■ DATASET RECORDS:
+ + +
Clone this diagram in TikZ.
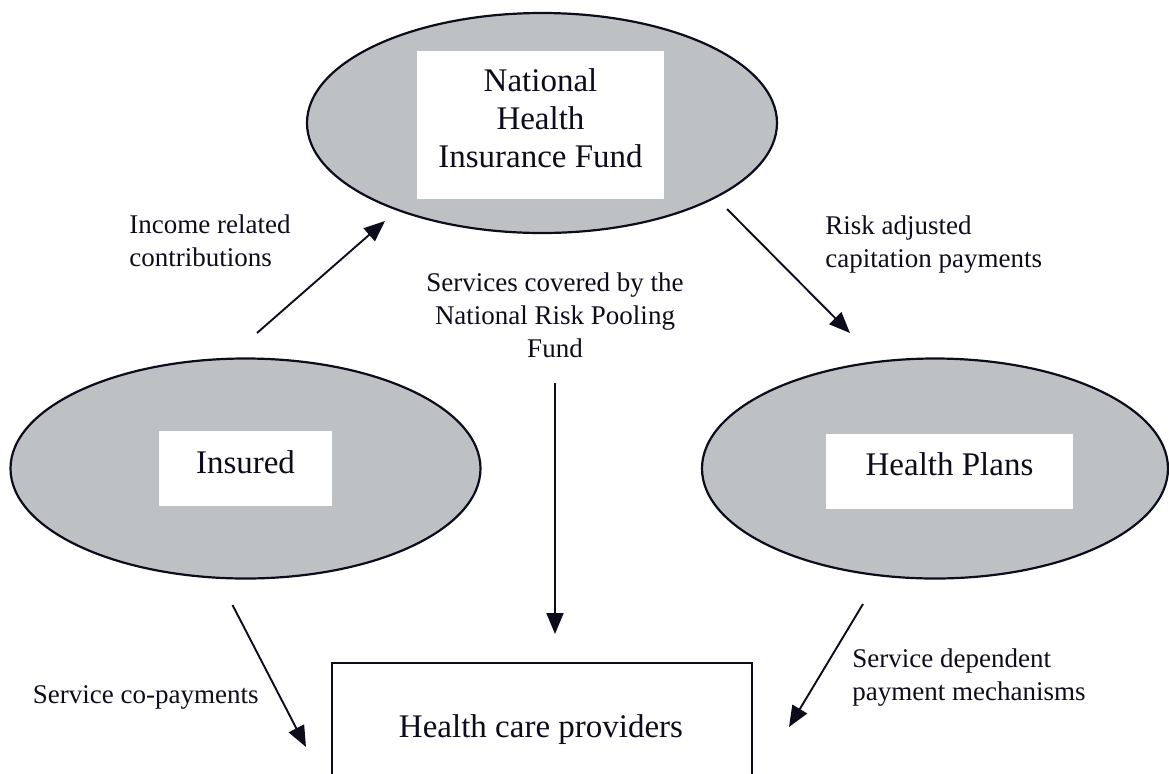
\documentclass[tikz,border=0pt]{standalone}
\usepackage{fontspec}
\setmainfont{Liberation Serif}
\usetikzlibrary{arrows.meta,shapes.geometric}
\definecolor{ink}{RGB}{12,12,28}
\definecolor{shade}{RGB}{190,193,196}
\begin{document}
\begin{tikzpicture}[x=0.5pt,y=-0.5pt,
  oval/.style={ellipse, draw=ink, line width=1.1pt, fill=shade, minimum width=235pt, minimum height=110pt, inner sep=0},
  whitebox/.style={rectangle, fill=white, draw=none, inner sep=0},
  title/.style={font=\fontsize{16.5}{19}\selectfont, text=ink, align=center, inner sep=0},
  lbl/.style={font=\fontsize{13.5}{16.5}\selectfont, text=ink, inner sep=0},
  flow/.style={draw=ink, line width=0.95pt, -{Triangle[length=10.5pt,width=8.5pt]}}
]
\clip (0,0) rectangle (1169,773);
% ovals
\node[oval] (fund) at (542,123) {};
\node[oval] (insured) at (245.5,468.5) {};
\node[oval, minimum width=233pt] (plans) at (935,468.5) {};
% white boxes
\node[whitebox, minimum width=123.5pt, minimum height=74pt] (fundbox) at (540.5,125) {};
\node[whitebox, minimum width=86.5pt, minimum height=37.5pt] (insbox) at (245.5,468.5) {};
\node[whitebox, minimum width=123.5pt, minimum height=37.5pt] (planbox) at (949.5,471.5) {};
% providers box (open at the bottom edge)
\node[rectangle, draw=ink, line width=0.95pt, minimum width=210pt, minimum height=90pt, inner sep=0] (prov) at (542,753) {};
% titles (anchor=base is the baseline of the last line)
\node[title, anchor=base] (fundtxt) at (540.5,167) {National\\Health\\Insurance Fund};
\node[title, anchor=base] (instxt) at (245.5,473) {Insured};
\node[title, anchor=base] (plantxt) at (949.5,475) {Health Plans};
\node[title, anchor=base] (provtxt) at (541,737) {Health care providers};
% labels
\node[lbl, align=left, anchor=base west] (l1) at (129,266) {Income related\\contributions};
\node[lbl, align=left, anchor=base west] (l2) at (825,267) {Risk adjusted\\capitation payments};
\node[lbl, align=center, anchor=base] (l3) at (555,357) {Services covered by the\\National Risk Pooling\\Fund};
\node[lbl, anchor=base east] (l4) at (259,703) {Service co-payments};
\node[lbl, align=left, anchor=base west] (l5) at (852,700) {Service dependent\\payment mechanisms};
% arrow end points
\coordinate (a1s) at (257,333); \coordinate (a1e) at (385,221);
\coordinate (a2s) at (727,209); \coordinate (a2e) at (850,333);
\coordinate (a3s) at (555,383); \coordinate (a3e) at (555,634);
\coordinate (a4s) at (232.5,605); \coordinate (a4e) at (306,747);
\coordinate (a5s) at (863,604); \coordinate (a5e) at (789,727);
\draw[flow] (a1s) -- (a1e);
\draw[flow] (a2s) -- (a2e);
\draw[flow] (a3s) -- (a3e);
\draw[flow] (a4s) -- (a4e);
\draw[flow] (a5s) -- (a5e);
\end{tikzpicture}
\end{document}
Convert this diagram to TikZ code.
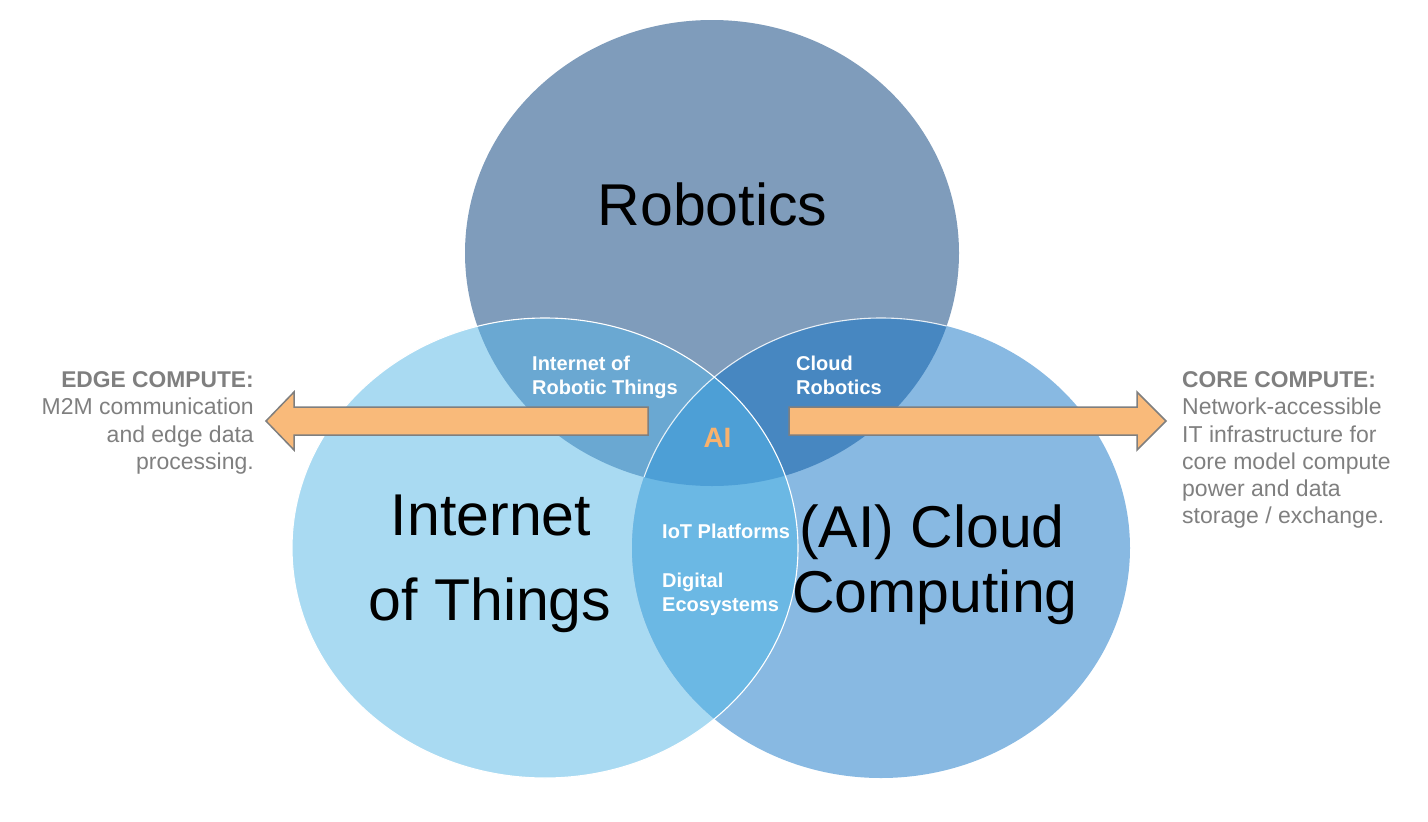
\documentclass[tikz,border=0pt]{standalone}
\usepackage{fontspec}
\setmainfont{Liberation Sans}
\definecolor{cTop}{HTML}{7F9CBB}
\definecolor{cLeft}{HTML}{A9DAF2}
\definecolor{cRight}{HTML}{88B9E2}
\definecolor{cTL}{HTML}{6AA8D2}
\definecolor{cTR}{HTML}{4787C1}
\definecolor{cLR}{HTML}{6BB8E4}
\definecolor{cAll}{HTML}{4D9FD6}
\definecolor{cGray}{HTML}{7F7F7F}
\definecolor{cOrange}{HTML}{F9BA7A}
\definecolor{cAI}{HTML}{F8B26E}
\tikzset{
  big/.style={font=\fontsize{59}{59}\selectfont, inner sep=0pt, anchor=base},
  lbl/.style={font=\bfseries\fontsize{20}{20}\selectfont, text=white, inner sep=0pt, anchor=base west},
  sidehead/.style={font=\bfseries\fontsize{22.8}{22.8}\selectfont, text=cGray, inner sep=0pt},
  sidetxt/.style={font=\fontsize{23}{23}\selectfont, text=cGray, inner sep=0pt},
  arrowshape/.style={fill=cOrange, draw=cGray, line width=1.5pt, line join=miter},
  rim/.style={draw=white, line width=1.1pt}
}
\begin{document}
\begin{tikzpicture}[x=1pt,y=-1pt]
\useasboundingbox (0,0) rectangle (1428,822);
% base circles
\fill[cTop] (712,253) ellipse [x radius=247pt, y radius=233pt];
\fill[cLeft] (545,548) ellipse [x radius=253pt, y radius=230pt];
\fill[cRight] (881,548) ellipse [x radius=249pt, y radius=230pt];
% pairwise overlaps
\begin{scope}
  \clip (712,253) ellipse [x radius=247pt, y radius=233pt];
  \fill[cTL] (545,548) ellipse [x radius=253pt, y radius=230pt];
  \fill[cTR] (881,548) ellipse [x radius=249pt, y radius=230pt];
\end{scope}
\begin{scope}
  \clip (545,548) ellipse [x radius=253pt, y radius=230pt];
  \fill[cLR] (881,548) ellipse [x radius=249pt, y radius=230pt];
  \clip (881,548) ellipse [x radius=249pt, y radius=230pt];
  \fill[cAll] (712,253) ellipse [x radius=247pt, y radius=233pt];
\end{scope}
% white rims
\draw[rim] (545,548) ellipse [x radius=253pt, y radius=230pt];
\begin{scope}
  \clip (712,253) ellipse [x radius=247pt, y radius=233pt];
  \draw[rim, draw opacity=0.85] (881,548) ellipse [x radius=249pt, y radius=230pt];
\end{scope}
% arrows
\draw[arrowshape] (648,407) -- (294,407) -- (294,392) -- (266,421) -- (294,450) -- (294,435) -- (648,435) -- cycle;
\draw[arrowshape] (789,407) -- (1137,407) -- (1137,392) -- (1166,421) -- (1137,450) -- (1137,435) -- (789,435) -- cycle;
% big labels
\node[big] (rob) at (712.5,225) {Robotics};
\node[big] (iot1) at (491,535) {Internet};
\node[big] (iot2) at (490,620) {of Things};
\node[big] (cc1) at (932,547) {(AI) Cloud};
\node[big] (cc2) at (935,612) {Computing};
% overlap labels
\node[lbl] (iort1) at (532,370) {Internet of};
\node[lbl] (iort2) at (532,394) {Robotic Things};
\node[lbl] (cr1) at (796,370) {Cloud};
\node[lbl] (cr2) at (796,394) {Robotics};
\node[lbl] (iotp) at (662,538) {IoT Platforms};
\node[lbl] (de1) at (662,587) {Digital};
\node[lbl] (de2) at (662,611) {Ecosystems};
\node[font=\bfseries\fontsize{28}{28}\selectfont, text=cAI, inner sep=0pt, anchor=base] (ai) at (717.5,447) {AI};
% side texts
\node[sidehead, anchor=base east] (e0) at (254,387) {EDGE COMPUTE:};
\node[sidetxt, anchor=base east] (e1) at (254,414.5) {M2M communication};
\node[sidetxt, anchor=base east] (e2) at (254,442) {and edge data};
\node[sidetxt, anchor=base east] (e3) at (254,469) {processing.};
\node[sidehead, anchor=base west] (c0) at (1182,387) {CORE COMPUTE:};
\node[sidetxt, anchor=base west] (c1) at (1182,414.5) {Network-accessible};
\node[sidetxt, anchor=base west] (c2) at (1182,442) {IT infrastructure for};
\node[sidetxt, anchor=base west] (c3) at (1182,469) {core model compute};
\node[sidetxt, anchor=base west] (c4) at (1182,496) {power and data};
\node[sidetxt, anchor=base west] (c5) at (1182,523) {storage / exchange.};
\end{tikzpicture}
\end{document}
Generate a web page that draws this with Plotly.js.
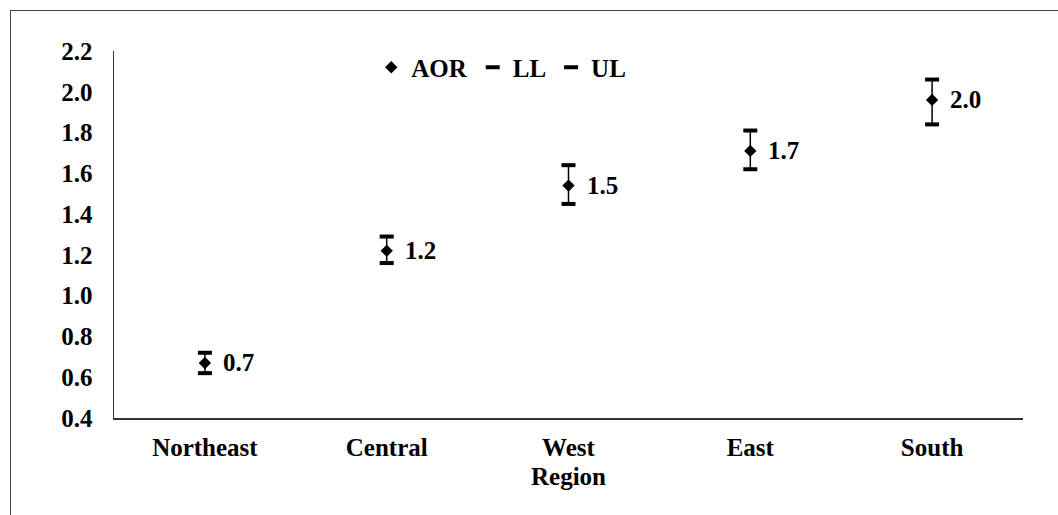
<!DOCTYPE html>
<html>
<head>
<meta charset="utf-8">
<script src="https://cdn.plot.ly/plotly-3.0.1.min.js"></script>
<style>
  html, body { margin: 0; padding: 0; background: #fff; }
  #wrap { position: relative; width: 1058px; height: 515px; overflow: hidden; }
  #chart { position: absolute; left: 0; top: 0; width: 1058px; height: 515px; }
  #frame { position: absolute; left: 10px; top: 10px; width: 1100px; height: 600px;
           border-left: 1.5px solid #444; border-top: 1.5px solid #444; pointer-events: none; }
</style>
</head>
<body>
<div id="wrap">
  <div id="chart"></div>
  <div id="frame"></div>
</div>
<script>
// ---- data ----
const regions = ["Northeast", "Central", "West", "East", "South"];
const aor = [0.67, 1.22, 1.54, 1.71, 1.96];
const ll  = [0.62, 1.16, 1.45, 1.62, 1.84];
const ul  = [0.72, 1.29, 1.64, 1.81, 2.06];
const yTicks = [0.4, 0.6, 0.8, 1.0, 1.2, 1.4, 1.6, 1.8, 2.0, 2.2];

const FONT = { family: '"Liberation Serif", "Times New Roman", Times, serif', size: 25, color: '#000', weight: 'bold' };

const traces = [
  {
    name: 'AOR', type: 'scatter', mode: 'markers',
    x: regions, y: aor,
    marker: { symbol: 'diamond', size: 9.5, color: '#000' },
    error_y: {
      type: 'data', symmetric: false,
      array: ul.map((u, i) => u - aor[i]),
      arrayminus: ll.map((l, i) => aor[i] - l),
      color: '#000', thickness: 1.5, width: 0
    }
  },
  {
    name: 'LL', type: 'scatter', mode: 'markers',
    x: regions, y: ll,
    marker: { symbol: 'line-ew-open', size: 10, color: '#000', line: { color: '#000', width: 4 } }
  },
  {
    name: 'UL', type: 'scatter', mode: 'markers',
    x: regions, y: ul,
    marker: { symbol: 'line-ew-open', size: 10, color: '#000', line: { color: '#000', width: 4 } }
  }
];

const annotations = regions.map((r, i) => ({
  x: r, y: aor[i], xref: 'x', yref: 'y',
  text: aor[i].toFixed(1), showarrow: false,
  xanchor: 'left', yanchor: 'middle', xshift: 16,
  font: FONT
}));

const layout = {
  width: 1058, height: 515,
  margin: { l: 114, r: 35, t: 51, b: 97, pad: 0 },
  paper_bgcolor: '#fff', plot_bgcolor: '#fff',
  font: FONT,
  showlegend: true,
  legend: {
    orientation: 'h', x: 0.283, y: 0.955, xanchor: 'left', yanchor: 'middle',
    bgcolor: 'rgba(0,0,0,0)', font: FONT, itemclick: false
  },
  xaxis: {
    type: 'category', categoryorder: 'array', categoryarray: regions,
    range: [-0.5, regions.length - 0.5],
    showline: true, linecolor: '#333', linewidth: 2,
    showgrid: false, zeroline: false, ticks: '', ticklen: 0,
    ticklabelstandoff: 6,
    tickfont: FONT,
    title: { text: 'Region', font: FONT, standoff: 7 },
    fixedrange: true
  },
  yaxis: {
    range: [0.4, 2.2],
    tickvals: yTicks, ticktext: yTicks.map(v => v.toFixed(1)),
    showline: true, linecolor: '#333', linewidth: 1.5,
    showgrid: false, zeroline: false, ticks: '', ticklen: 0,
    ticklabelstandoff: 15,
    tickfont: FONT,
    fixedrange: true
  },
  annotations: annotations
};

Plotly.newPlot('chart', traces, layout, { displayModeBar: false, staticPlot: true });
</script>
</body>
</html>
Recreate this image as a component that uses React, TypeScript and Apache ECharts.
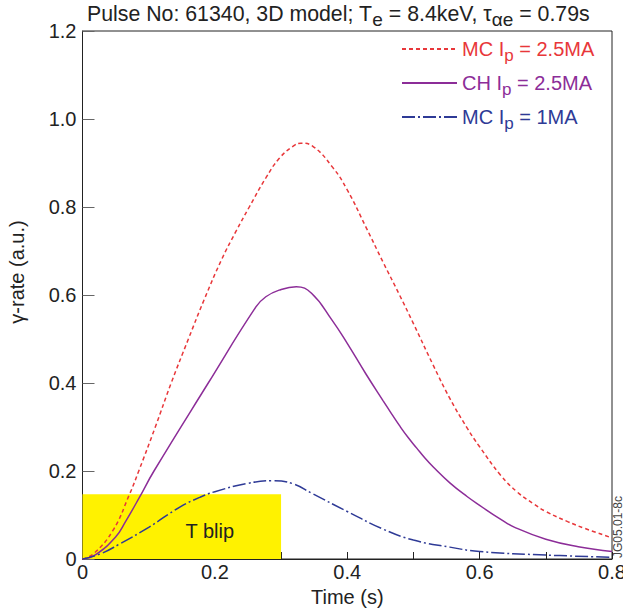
+ + +
■ WHAT TO WORK ON: Pull out each line holding the string "diagram".

■ PROBLEM SOLUTION:
Clone this diagram in TikZ.
Convert this diagram to TikZ code.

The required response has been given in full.